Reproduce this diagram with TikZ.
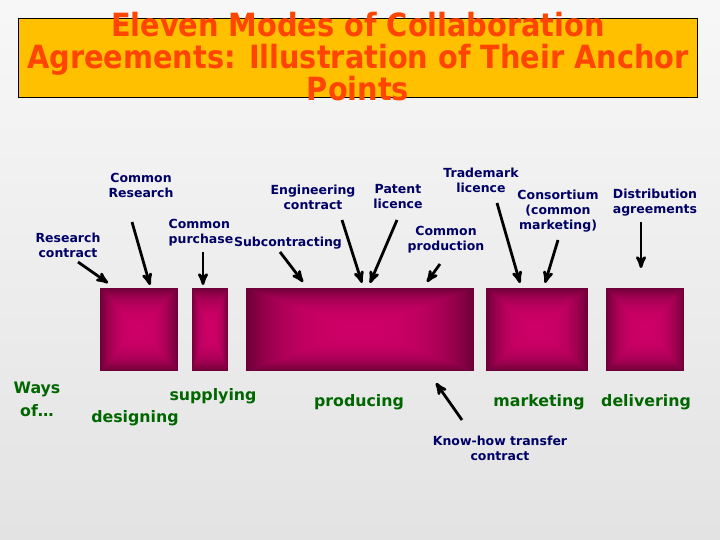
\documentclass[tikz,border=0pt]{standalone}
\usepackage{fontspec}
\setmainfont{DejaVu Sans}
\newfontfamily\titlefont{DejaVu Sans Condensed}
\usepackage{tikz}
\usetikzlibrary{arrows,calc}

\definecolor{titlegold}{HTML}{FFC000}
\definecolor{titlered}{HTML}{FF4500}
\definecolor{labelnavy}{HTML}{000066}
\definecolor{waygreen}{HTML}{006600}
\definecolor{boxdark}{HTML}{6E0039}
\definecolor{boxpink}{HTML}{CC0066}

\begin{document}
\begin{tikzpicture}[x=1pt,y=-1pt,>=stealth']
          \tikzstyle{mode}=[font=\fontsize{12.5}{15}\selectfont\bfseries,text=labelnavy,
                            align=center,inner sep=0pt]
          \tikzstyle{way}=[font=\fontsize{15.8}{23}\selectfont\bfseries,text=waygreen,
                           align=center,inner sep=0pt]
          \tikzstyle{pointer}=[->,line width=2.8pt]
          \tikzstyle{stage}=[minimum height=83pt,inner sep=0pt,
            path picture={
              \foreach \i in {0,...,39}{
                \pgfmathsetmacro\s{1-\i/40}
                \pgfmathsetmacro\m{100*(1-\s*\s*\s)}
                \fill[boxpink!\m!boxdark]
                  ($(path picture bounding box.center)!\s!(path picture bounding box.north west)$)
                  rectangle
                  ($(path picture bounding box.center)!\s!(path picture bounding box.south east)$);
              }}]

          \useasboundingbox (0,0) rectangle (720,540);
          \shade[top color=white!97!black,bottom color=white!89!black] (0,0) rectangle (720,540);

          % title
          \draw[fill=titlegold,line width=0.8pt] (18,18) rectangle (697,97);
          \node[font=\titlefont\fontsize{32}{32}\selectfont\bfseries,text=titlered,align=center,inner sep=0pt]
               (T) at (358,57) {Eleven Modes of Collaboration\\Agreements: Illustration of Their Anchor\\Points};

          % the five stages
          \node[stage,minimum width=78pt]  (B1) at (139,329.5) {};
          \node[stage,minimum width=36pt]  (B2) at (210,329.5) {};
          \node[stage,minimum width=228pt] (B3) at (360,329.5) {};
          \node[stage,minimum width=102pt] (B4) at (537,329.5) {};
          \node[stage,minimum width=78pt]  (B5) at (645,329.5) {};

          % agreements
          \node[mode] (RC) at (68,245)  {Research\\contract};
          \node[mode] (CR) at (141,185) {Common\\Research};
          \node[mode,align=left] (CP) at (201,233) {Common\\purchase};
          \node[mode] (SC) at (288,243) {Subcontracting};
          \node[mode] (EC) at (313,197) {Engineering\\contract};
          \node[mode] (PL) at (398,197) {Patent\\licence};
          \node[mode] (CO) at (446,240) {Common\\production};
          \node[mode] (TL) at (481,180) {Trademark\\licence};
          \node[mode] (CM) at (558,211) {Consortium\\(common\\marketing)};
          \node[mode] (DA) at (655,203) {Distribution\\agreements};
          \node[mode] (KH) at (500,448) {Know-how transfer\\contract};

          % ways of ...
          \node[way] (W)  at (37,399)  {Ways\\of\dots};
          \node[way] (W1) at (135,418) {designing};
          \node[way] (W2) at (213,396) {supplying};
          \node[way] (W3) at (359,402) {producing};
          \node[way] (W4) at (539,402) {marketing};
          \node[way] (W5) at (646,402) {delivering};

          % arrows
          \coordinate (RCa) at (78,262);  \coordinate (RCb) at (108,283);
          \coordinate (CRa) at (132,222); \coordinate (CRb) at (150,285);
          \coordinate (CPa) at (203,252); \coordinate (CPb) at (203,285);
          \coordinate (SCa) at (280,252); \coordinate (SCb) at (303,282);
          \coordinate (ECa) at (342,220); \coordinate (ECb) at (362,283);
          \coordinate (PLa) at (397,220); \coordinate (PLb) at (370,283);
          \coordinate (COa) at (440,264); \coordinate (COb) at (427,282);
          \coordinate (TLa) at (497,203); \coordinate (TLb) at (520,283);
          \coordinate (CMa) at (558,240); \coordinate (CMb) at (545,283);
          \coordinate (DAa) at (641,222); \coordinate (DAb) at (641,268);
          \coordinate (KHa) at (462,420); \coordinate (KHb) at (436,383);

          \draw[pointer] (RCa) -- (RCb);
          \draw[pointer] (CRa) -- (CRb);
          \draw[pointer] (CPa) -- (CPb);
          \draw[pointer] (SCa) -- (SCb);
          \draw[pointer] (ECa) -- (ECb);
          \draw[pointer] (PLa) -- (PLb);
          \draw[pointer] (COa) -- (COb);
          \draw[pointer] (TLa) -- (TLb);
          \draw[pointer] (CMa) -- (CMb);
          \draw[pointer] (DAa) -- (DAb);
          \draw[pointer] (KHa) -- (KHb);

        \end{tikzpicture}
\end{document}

Aim: From the first line of the material down to the line containing "(B5) at (645,329.5)", inclusive, return each line exactly, skipping any picture.

Result:
Reproduce this diagram with TikZ.
\documentclass[tikz,border=0pt]{standalone}
\usepackage{fontspec}
\setmainfont{DejaVu Sans}
\newfontfamily\titlefont{DejaVu Sans Condensed}
\usepackage{tikz}
\usetikzlibrary{arrows,calc}

\definecolor{titlegold}{HTML}{FFC000}
\definecolor{titlered}{HTML}{FF4500}
\definecolor{labelnavy}{HTML}{000066}
\definecolor{waygreen}{HTML}{006600}
\definecolor{boxdark}{HTML}{6E0039}
\definecolor{boxpink}{HTML}{CC0066}

\begin{document}
\begin{tikzpicture}[x=1pt,y=-1pt,>=stealth']
          \tikzstyle{mode}=[font=\fontsize{12.5}{15}\selectfont\bfseries,text=labelnavy,
                            align=center,inner sep=0pt]
          \tikzstyle{way}=[font=\fontsize{15.8}{23}\selectfont\bfseries,text=waygreen,
                           align=center,inner sep=0pt]
          \tikzstyle{pointer}=[->,line width=2.8pt]
          \tikzstyle{stage}=[minimum height=83pt,inner sep=0pt,
            path picture={
              \foreach \i in {0,...,39}{
                \pgfmathsetmacro\s{1-\i/40}
                \pgfmathsetmacro\m{100*(1-\s*\s*\s)}
                \fill[boxpink!\m!boxdark]
                  ($(path picture bounding box.center)!\s!(path picture bounding box.north west)$)
                  rectangle
                  ($(path picture bounding box.center)!\s!(path picture bounding box.south east)$);
              }}]

          \useasboundingbox (0,0) rectangle (720,540);
          \shade[top color=white!97!black,bottom color=white!89!black] (0,0) rectangle (720,540);

          % title
          \draw[fill=titlegold,line width=0.8pt] (18,18) rectangle (697,97);
          \node[font=\titlefont\fontsize{32}{32}\selectfont\bfseries,text=titlered,align=center,inner sep=0pt]
               (T) at (358,57) {Eleven Modes of Collaboration\\Agreements: Illustration of Their Anchor\\Points};

          % the five stages
          \node[stage,minimum width=78pt]  (B1) at (139,329.5) {};
          \node[stage,minimum width=36pt]  (B2) at (210,329.5) {};
          \node[stage,minimum width=228pt] (B3) at (360,329.5) {};
          \node[stage,minimum width=102pt] (B4) at (537,329.5) {};
          \node[stage,minimum width=78pt]  (B5) at (645,329.5) {};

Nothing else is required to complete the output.